Oil higher: After getting slammed the past few sessions, oil prices are up today on reports that both Saudi and Russian oil production declined in May. It appears the former made cuts to lift prices, while the latter was adversely affected by an industrial accident that tainted a large shipment of Russian oil.
European political turmoil: The head of the SDP in Germany has resigned due to her party’s poor showing in the latest European elections. The current German government is a grand coalition of the SDP/CDU-CSU; if the SDP exits the coalition, the government will fall and result in new elections with an uncertain outcome. Many SDP members believe that membership in the government is destroying their party and want to shift toward the opposition. However, the fear is that if the government falls then the centrist bloc may fail altogether. A reflection of this fear is shown in Denmark, which goes to the polls on Wednesday.
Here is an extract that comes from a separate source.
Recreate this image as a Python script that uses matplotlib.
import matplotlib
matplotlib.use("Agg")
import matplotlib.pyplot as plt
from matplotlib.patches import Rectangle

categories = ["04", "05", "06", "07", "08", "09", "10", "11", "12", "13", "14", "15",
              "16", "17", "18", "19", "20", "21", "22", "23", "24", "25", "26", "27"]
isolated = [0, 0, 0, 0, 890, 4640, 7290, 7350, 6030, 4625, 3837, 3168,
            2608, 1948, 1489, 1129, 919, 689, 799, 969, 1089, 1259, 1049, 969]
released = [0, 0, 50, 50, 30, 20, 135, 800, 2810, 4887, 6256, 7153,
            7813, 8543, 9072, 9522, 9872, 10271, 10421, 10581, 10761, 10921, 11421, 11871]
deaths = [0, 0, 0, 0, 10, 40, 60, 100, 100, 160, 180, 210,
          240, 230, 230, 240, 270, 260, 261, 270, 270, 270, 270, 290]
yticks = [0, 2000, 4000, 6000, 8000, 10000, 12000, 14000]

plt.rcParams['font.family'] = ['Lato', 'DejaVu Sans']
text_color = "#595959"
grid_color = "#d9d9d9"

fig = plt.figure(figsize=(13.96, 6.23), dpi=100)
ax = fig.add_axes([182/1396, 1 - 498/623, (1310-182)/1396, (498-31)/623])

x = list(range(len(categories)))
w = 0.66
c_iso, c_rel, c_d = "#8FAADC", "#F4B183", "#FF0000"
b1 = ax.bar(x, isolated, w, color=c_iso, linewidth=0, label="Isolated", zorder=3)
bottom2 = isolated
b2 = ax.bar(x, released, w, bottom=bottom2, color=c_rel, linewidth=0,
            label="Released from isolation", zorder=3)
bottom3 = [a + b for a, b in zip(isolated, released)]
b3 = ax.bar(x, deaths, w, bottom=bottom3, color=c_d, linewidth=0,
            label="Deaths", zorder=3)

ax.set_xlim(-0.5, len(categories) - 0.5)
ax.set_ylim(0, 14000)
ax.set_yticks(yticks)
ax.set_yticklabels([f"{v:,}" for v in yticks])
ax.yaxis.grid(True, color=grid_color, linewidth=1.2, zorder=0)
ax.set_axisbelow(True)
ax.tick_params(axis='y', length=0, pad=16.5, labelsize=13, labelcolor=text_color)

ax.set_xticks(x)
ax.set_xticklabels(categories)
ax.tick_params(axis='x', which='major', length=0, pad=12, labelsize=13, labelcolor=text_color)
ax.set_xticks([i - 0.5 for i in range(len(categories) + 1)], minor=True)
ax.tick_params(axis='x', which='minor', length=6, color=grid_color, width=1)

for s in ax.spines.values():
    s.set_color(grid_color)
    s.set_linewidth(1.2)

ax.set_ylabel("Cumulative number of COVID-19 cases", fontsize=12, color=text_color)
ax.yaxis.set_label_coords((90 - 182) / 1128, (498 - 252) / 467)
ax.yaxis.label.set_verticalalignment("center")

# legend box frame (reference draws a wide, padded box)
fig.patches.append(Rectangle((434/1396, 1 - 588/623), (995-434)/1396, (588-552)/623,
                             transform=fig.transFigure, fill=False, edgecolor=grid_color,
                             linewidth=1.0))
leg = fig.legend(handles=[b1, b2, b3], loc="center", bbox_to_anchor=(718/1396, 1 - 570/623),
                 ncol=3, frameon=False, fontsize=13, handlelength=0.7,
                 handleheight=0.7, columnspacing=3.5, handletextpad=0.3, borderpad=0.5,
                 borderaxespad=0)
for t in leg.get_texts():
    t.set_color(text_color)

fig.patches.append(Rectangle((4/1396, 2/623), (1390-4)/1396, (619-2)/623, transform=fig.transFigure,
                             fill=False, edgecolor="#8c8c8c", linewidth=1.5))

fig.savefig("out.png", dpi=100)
The center-left Social Democrats are expected to do well by taking an anti-immigration stance. A truism of politics has been that one can have a large social welfare state or open borders, but not both. If a nation has both, resentment tends to build because taxpayers feel they are supporting foreigners. The Danish Social Democrats have decided they want a broad social safety net and are willing to take a hardline position against immigration.
Tech and regulation: Both Google (GOOGL, 1063.70, -42.80) and Amazon (AMZN, 1765.27, -9.80) are facing increased anti-trust scrutiny. To some extent, regulation is the greatest threat to both companies’ business models.
Not dead yet:Rumors that Kim Yong Chol had been demoted or executed over the failure of the Hanoi summit with the U.S. are apparently untrue.